SOURCE DATA ▸
※ ※ ※
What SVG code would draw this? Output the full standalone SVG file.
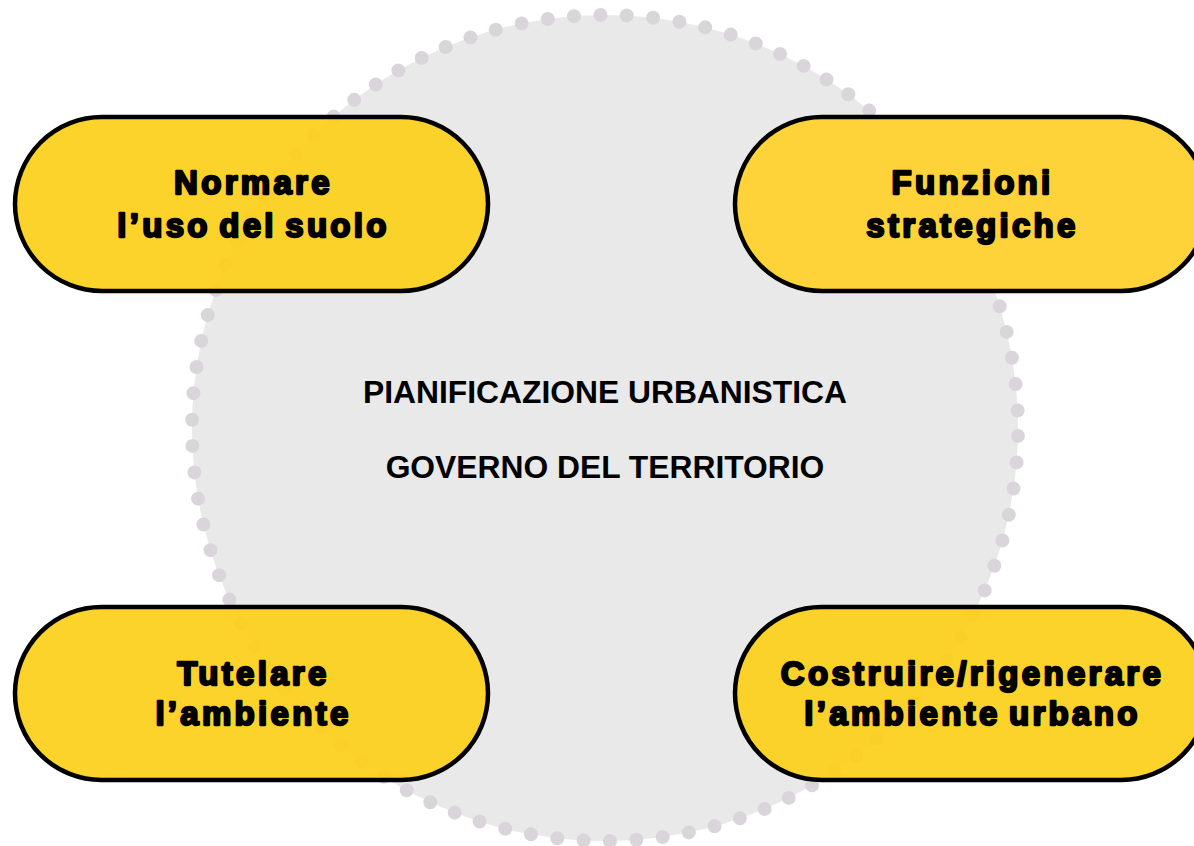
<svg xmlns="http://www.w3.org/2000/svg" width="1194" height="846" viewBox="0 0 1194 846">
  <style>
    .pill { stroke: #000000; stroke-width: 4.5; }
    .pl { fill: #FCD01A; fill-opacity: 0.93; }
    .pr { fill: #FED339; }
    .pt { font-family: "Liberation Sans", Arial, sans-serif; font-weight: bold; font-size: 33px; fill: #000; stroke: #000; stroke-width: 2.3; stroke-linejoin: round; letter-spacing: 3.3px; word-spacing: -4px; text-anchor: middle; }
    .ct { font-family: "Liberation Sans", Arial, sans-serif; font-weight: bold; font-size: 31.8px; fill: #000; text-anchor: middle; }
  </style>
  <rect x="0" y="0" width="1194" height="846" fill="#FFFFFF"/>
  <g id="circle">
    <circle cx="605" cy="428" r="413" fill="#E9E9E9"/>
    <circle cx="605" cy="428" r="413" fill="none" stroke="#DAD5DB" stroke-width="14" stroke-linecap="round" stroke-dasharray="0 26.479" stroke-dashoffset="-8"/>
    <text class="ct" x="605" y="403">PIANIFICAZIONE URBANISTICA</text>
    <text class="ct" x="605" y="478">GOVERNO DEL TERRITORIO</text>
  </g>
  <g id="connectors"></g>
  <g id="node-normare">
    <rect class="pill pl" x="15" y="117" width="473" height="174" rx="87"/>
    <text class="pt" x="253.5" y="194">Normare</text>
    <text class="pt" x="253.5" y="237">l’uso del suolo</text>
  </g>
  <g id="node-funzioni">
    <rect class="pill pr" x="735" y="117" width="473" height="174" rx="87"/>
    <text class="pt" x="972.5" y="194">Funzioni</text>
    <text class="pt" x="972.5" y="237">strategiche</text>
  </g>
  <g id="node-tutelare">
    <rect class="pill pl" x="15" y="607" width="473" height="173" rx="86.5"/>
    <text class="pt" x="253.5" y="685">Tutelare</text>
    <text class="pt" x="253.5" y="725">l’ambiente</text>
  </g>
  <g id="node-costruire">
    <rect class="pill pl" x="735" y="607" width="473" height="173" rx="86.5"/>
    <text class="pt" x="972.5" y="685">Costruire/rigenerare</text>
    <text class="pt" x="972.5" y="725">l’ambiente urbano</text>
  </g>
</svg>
※ ※ ※
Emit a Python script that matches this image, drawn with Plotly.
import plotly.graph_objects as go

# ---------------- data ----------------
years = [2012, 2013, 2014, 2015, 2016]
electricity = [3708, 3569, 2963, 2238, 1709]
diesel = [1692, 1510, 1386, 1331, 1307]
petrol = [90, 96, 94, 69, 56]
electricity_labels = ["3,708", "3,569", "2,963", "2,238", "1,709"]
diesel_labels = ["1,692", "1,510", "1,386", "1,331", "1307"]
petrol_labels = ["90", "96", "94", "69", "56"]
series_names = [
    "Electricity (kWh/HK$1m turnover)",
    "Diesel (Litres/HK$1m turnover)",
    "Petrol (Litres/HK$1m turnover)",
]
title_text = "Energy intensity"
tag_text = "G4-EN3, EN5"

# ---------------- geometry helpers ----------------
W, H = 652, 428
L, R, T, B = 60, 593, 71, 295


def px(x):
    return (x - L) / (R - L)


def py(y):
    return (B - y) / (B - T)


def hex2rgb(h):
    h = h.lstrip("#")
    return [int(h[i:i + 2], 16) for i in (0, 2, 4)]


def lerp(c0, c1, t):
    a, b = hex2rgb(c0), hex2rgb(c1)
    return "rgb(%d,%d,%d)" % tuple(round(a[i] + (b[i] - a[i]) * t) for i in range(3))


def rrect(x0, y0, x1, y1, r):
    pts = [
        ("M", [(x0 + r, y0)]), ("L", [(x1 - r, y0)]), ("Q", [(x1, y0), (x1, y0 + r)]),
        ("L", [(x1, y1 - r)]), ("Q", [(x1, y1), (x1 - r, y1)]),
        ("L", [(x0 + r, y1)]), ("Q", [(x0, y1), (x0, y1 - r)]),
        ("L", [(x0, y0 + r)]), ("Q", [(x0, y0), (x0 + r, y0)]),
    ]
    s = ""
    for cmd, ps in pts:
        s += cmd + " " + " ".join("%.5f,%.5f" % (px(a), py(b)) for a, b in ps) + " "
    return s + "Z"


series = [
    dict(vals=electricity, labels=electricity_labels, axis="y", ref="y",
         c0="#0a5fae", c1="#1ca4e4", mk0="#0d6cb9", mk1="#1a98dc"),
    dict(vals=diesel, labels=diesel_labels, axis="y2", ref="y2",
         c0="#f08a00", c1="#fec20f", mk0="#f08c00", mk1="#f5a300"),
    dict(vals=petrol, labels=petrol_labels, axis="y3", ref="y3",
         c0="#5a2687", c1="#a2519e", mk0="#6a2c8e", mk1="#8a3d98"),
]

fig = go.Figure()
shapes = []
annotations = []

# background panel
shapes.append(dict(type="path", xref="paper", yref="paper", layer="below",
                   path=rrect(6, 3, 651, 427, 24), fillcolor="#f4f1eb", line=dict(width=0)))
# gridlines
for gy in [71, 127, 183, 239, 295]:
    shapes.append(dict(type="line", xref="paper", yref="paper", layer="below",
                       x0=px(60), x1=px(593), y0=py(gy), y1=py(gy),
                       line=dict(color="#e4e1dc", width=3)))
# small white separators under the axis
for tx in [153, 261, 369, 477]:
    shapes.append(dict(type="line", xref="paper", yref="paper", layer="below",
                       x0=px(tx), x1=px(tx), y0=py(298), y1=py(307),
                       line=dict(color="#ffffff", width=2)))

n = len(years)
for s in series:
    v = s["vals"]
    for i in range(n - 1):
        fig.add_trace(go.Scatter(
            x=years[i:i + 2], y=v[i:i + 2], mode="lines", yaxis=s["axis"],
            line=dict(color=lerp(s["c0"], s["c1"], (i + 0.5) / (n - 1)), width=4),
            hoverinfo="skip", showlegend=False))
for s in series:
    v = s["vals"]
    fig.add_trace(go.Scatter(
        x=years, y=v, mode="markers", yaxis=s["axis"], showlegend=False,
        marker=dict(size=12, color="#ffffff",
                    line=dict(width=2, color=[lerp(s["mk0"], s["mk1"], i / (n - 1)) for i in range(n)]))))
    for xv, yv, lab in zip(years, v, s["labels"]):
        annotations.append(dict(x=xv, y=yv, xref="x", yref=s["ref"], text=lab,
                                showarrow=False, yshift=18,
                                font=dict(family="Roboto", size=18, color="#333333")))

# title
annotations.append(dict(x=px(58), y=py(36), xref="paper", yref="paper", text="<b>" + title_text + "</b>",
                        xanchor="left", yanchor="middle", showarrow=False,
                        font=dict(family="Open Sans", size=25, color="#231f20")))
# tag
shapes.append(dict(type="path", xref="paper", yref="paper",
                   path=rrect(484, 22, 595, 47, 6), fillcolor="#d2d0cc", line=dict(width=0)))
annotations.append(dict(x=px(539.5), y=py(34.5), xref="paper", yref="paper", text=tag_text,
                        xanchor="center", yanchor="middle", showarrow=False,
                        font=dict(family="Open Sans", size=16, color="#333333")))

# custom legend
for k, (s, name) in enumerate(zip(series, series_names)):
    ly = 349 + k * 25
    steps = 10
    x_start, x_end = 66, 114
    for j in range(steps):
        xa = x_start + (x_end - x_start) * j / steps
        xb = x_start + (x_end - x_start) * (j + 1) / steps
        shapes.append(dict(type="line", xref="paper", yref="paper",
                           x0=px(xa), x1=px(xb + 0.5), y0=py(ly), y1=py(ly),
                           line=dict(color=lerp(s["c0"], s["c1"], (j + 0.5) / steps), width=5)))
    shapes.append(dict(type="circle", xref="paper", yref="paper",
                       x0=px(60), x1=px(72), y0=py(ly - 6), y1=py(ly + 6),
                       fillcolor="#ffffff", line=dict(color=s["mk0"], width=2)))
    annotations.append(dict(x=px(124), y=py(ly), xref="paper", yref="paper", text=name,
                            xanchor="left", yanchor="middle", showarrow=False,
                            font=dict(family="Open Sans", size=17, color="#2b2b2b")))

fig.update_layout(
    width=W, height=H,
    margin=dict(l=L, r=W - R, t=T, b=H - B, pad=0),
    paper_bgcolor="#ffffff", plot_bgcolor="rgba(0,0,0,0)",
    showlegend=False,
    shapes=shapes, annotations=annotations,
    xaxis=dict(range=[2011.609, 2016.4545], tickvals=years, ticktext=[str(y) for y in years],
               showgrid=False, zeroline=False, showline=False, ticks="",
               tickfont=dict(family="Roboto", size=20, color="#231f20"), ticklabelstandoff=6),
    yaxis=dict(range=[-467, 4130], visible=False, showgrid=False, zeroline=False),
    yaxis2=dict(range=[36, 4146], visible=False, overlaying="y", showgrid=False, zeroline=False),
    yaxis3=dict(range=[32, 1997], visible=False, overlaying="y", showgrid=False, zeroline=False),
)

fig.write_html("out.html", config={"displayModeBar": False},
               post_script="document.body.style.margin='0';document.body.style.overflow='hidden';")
※ ※ ※
AIM OF THE TASK ▸ Return verbatim the lines that run from the line containing "Emit a Python" through the line containing "import plotly.graph_objects as go", inclusive.

REPLY TO THE EXERCISE ▸
Emit a Python script that matches this image, drawn with Plotly.
import plotly.graph_objects as go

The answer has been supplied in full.